Russian political Facebook ads were seen by up to 10m Americans

FacebookFacebook has revealed that around 10m people in the US saw the Russia-linked ads, that were aimed at impacting the 2016 presidential election, from June 2015 to May 2017.

The social network admitted last month that approximately 3,000 ads, connected to roughly 470 fake accounts and pages, had been run by Russian groups that violated its policies. These ads accounted for around $100,000 (£75,480) in ad spend.

The true extent of the attempts to affect the presidential election have now been shared, after Facebook met with Congress to share further details about what occurred.

The ads are said to have appeared “to focus on divisive social and political messages across the ideological spectrum, touching on topics from LGBT matters to race issues to immigration to gun rights,” according to Elliot Schrage, VP of policy and communications at Facebook. These messages also encouraged people to follow Pages relating to the issues addressed.

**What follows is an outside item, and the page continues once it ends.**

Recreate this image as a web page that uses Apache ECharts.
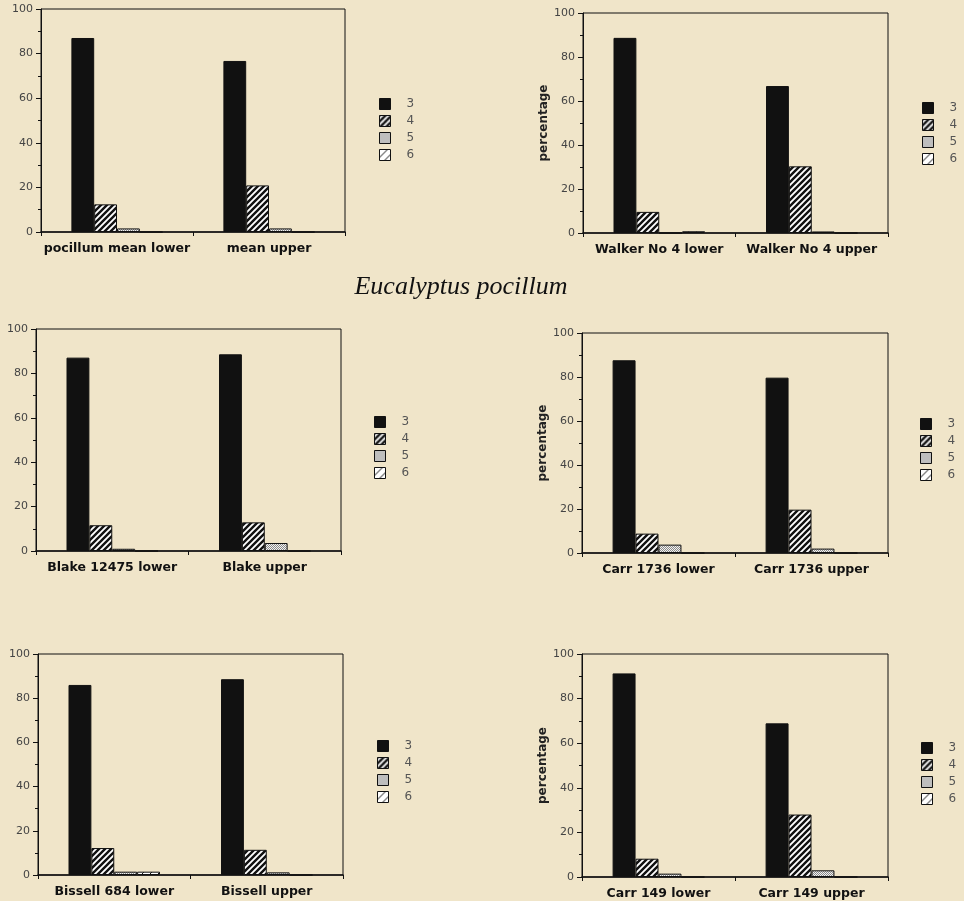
<!DOCTYPE html>
<html><head><meta charset="utf-8">
<script src="https://cdn.jsdelivr.net/npm/echarts@6/dist/echarts.min.js"></script>
<style>html,body{margin:0;padding:0;background:#f0e5c9;} #c{width:964px;height:901px;}</style>
</head><body><div id="c"></div>
<script>
// ---- data ----
const panelCategories = [
  ['pocillum mean lower', 'mean upper'],
  ['Walker No 4 lower', 'Walker No 4 upper'],
  ['Blake 12475 lower', 'Blake upper'],
  ['Carr 1736 lower', 'Carr 1736 upper'],
  ['Bissell 684 lower', 'Bissell upper'],
  ['Carr 149 lower', 'Carr 149 upper']
];
const seriesNames = ['3', '4', '5', '6'];
const values3 = [[87, 76.7], [88.7, 66.8], [87.1, 88.6], [87.6, 79.7], [86, 88.6], [91.3, 68.9]];
const values4 = [[12.4, 20.9], [9.6, 30.3], [11.6, 12.9], [8.8, 19.7], [12.2, 11.4], [8.2, 28]];
const values5 = [[1.6, 1.6], [0, 0.7], [1.0, 3.6], [3.8, 2], [1.5, 1.2], [1.5, 3]];
const values6 = [[0, 0], [0.8, 0], [0, 0], [0, 0], [1.5, 0], [0, 0]];
const yTicks = [0, 20, 40, 60, 80, 100];
const yAxisTitle = 'percentage';
const chartTitle = 'Eucalyptus pocillum';

// ---- layout / style ----
const grids = [
  {left: 41, top: 9, width: 304, height: 223},
  {left: 583, top: 13, width: 305, height: 220},
  {left: 36, top: 329, width: 305, height: 222},
  {left: 582, top: 333, width: 306, height: 220},
  {left: 38, top: 654, width: 305, height: 221},
  {left: 582, top: 654, width: 306, height: 223}
];
const legendPos = [
  {left: 379, top: 98}, {left: 922, top: 102},
  {left: 374, top: 416}, {left: 920, top: 418},
  {left: 377, top: 740}, {left: 921, top: 742}
];
const showYName = [false, true, false, true, false, true];

function hatch(size, lw, bg, fg) {
  const c = document.createElement('canvas');
  c.width = size; c.height = size;
  const g = c.getContext('2d');
  g.fillStyle = bg; g.fillRect(0, 0, size, size);
  g.strokeStyle = fg; g.lineWidth = lw;
  g.beginPath();
  g.moveTo(-1, 1); g.lineTo(1, -1);
  g.moveTo(0, size); g.lineTo(size, 0);
  g.moveTo(size - 1, size + 1); g.lineTo(size + 1, size - 1);
  g.stroke();
  return c;
}
function stipple() {
  const c = document.createElement('canvas');
  c.width = 2; c.height = 2;
  const g = c.getContext('2d');
  g.fillStyle = '#f2f2f2'; g.fillRect(0, 0, 2, 2);
  g.fillStyle = '#8a8a8a'; g.fillRect(0, 0, 1, 1); g.fillRect(1, 1, 1, 1);
  return c;
}
const fills = [
  '#111111',
  {image: hatch(6, 2.4, '#ffffff', '#111111'), repeat: 'repeat'},
  {image: stipple(), repeat: 'repeat'},
  {image: hatch(8, 1, '#ffffff', '#111111'), repeat: 'repeat'}
];
const valuesByKind = [values3, values4, values5, values6];

const font = 'DejaVu Sans';
const option = {
  backgroundColor: '#f0e5c9',
  animation: false,
  grid: grids.map(g => Object.assign({show: true, borderColor: '#111', borderWidth: 1, backgroundColor: 'transparent', containLabel: false, outerBoundsMode: 'none'}, g)),
  xAxis: panelCategories.map((cats, p) => ({
    type: 'category', gridIndex: p, data: cats,
    axisLine: {show: true, lineStyle: {color: '#111', width: 1.5}},
    axisTick: {show: true, length: 4, lineStyle: {color: '#111'}},
    axisLabel: {interval: 0, margin: 10, color: '#111', fontFamily: font, fontWeight: 'bold', fontSize: 12.5},
    splitLine: {show: false}
  })),
  yAxis: panelCategories.map((cats, p) => ({
    type: 'value', gridIndex: p,
    min: yTicks[0], max: yTicks[yTicks.length - 1], interval: yTicks[1] - yTicks[0],
    axisLine: {show: true, lineStyle: {color: '#111', width: 1}},
    axisTick: {show: true, length: 5, lineStyle: {color: '#111'}},
    minorTick: {show: true, splitNumber: 2, length: 3, lineStyle: {color: '#111'}},
    splitLine: {show: false},
    minorSplitLine: {show: false},
    axisLabel: {margin: 8, color: '#444', fontFamily: font, fontSize: 11},
    name: showYName[p] ? yAxisTitle : '',
    nameLocation: 'middle', nameGap: 31, nameRotate: 90,
    nameTextStyle: {color: '#222', fontFamily: font, fontWeight: 'bold', fontSize: 12}
  })),
  legend: legendPos.map(lp => ({
    left: lp.left, top: lp.top, orient: 'vertical', padding: 0,
    data: seriesNames, icon: 'rect', itemWidth: 11, itemHeight: 11, itemGap: 5,
    selectedMode: false,
    itemStyle: {borderColor: '#111', borderWidth: 1},
    textStyle: {color: '#555', fontFamily: font, fontSize: 12, lineHeight: 11, padding: [0, 0, 0, 11]}
  })),
  graphic: [{
    type: 'text', x: 461, y: 287,
    style: {text: chartTitle, font: 'italic 26px "Liberation Serif"', fill: '#111', align: 'center', verticalAlign: 'middle'}
  }],
  series: []
};
for (let p = 0; p < panelCategories.length; p++) {
  for (let k = 0; k < seriesNames.length; k++) {
    option.series.push({
      type: 'bar', name: seriesNames[k], xAxisIndex: p, yAxisIndex: p,
      data: valuesByKind[k][p],
      barGap: '0%', barCategoryGap: '40%',
      itemStyle: {color: fills[k], borderColor: '#111', borderWidth: 1},
      silent: true
    });
  }
}
const chart = echarts.init(document.getElementById('c'), null, {renderer: 'canvas'});
chart.setOption(option);
</script>
</body></html>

44 per cent of total ad impressions were before the US election, while 56 per cent were seen after. Around 25 per cent of ads never reached anyone at all. In addition, half of the ads had a spend of less than $3 – 99 per cent of ads a spend of less than $1,000.

Facebook had long been adamant that its platform hadn’t been used by Russia to spread propaganda relating to the presidential election, something that it has since had to admit it was wrong about.

“The 2016 US election was the first where evidence has been widely reported that foreign actors sought to exploit the internet to influence voter behaviour,” said Schrage. “We understand more about how our service was abused and we will continue to investigate to learn all we can. We know that our experience is only a small piece of a much larger puzzle. Congress and the Special Counsel are best placed to put these pieces together because they have much broader investigative power to obtain information from other sources.”

On the back of this, Facebook is putting steps in place to prevent something like this happening again.

In a separate post, Facebook’s VP of global public policy Joel Kaplan laid the improvements the social network was making. Improvements include making advertising more transparent, strengthening enforcement by bringing in 1,000 more people to its ads review team, introducing tighter restrictions on advertiser content, requiring more documentation from advertisers who want to run political ads, and establishing industry standards and best practices.